12     Is the information being offered trustworthy? The Canadian Oxford Dictionary defines trustworthy as “deserving trust” (supra, pg. 1558) Trust is defined, in part, as “… reliance on the truth of a statement, etc. without examination.” (supra, pg. 1558) Given my comments above, it would not be possible to rely on the statement of M.T. without examination. When that examination is done, anything said by M.T. would have to be scrutinized very closely.

13     Given these comments then, it is not possible to conclude that the information proposed by the Crown is on its face trustworthy.

14     Thus in all of the circumstances I cannot conclude that the information being offered by the Crown on this application is either credible or trustworthy and thus it will not be admitted at evidence at the preliminary hearing.

15     Finally I note that in the course of Crown Counsel submissions it was suggested that to assist in interpreting the words credible and trustworthy as set out in s. 540(7) I should consider the K.G.B. line of authority dealing with necessity and reliability. Notwithstanding this able argument, it is clear to the Court that section 5540(7) is a very different test then set out in the K.G.B. line of authority and that this was the intent of Parliament.
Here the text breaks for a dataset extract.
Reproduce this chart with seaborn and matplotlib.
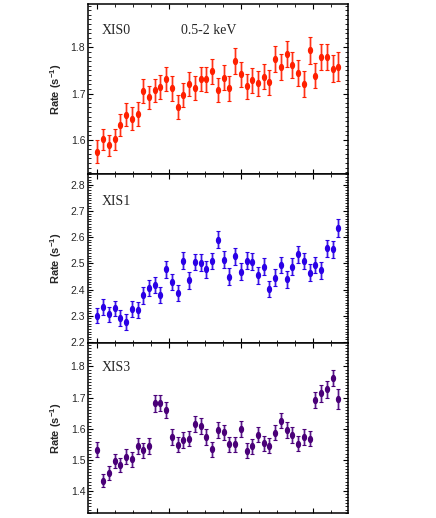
import numpy as np
import pandas as pd
import matplotlib
matplotlib.use("Agg")
import matplotlib.pyplot as plt
import seaborn as sns
from matplotlib.path import Path
from matplotlib.ticker import MultipleLocator, NullFormatter

sns.set_style("ticks")
plt.rcParams["font.family"] = ["Liberation Sans", "DejaVu Sans"]
plt.rcParams["mathtext.default"] = "regular"

# ------------------------------
# data
# ------------------------------
time_bin = list(range(43))

rate_xis0 = [1.575, 1.601, 1.588, 1.601, 1.632, 1.654, 1.646, 1.656, 1.705, 1.692,
             1.707, 1.715, 1.731, 1.711, 1.671, 1.696, 1.721, 1.712, 1.731, 1.731,
             1.748, 1.707, 1.734, 1.711, 1.770, 1.742, 1.716, 1.729, 1.722, 1.736,
             1.724, 1.774, 1.757, 1.786, 1.762, 1.744, 1.721, 1.793, 1.739, 1.779,
             1.779, 1.754, 1.758]
err_xis0 = [0.024, 0.022, 0.023, 0.023, 0.024, 0.025, 0.025, 0.025, 0.026, 0.025,
            0.025, 0.026, 0.026, 0.026, 0.025, 0.026, 0.026, 0.026, 0.026, 0.027,
            0.027, 0.026, 0.027, 0.026, 0.028, 0.027, 0.027, 0.027, 0.027, 0.027,
            0.027, 0.028, 0.028, 0.028, 0.028, 0.028, 0.028, 0.030, 0.028, 0.029,
            0.029, 0.029, 0.031]

rate_xis1 = [2.301, 2.333, 2.306, 2.328, 2.291, 2.277, 2.327, 2.322, 2.378, 2.405,
             2.418, 2.379, 2.478, 2.429, 2.386, 2.510, 2.435, 2.505, 2.503, 2.477,
             2.509, 2.591, 2.514, 2.449, 2.527, 2.468, 2.510, 2.506, 2.454, 2.488,
             2.403, 2.445, 2.494, 2.440, 2.488, 2.535, 2.509, 2.464, 2.494, 2.474,
             2.558, 2.554, 2.635]
err_xis1 = [0.030, 0.030, 0.029, 0.030, 0.030, 0.030, 0.031, 0.031, 0.031, 0.031,
            0.031, 0.031, 0.032, 0.032, 0.031, 0.032, 0.032, 0.032, 0.032, 0.032,
            0.032, 0.033, 0.032, 0.032, 0.032, 0.032, 0.032, 0.032, 0.032, 0.032,
            0.031, 0.032, 0.032, 0.032, 0.032, 0.033, 0.032, 0.032, 0.032, 0.032,
            0.033, 0.033, 0.036]

rate_xis3 = [1.532, 1.432, 1.457, 1.495, 1.484, 1.509, 1.502, 1.545, 1.530, 1.545,
             1.681, 1.683, 1.660, 1.574, 1.548, 1.564, 1.568, 1.614, 1.609, 1.573,
             1.534, 1.596, 1.588, 1.550, 1.550, 1.598, 1.529, 1.543, 1.581, 1.553,
             1.545, 1.587, 1.626, 1.596, 1.580, 1.551, 1.574, 1.568, 1.691, 1.713,
             1.726, 1.763, 1.694]
err_xis3 = [0.024, 0.021, 0.022, 0.023, 0.023, 0.024, 0.024, 0.025, 0.024, 0.025,
            0.026, 0.026, 0.026, 0.025, 0.024, 0.025, 0.025, 0.025, 0.025, 0.025,
            0.024, 0.025, 0.025, 0.024, 0.024, 0.025, 0.024, 0.024, 0.025, 0.024,
            0.024, 0.025, 0.025, 0.025, 0.025, 0.024, 0.025, 0.025, 0.026, 0.026,
            0.026, 0.025, 0.032]

panels = [
    ("XIS0", rate_xis0, err_xis0, "#ff2000", "#ff9a90", (1.527, 1.893), [1.6, 1.7, 1.8], 0.847),
    ("XIS1", rate_xis1, err_xis1, "#2a00e6", "#9c8cf0", (2.195, 2.842), [2.2, 2.3, 2.4, 2.5, 2.6, 2.7, 2.8], 0.834),
    ("XIS3", rate_xis3, err_xis3, "#4a0078", "#ad90cc", (1.329, 1.874), [1.4, 1.5, 1.6, 1.7, 1.8], 0.859),
]

# tall ellipse marker
theta = np.linspace(0, 2 * np.pi, 40)
ellipse = Path(np.column_stack([0.72 * np.cos(theta), np.sin(theta)]), closed=True)

fig, axes = plt.subplots(3, 1, figsize=(4.36, 5.18), dpi=100)
fig.subplots_adjust(left=0.202, right=0.798, top=0.992, bottom=0.0097, hspace=0)

major_x = 12.54

for ax, (name, rate, err, col, light, ylim, yticks, ty) in zip(axes, panels):
    df = pd.DataFrame({"bin": time_bin, "rate": rate, "err": err})

    ax.errorbar(df["bin"], df["rate"], yerr=df["err"], fmt="none",
                ecolor=light, elinewidth=1.8, capsize=0, zorder=1)
    ax.errorbar(df["bin"], df["rate"], yerr=df["err"], fmt="none",
                ecolor=col, elinewidth=0.6, capsize=1.6, capthick=0.8, zorder=2)
    sns.scatterplot(data=df, x="bin", y="rate", ax=ax, color=col,
                    marker=ellipse, s=28, linewidth=0, zorder=3)

    ax.set_xlim(-1.62, 43.68)
    ax.set_ylim(*ylim)
    ax.set_yticks(yticks)
    ax.yaxis.set_minor_locator(MultipleLocator(0.01))
    ax.xaxis.set_major_locator(MultipleLocator(major_x))
    ax.xaxis.set_minor_locator(MultipleLocator(major_x / 4))
    ax.xaxis.set_major_formatter(NullFormatter())
    ax.set_yticklabels([f"{t:.1f}" for t in yticks])

    ax.tick_params(which="both", direction="in", top=True, right=True,
                   color="black", labelsize=7.5, pad=2)
    ax.tick_params(which="major", length=3.8, width=0.8)
    ax.tick_params(which="minor", length=2.2, width=0.6)
    for sp in ax.spines.values():
        sp.set_linewidth(1.1)
        sp.set_color("black")

    ax.set_xlabel("")
    ax.set_ylabel("Rate (s$^{-1}$)", fontsize=8, fontweight="bold")
    ax.yaxis.set_label_coords(-0.092, 0.5)

    ax.text(0.054, ty, name, transform=ax.transAxes, fontsize=10,
            family="Liberation Serif", va="center", ha="left")

axes[0].text(0.358, 0.847, "0.5-2 keV", transform=axes[0].transAxes,
             fontsize=10, family="Liberation Serif", va="center", ha="left")

fig.savefig("out.png", dpi=100)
I have to assume that if the test were to be that of the K.G.B. cases then Parliament would have used that wording. Rather, the test as required by s. 540(7) is analogous with the test foe evidence at a judicial Interim Release hearing. This interpretation is clearly in line with the amendments to the Criminal code that have been implemented with respect to the preliminary hearing.

16     Thus, for the reasons set out, while I find that notice was sufficient in the circumstances of this particular case, the information, which the Crown wishes to be introduced, is neither credible nor trustworthy and will not be admitted.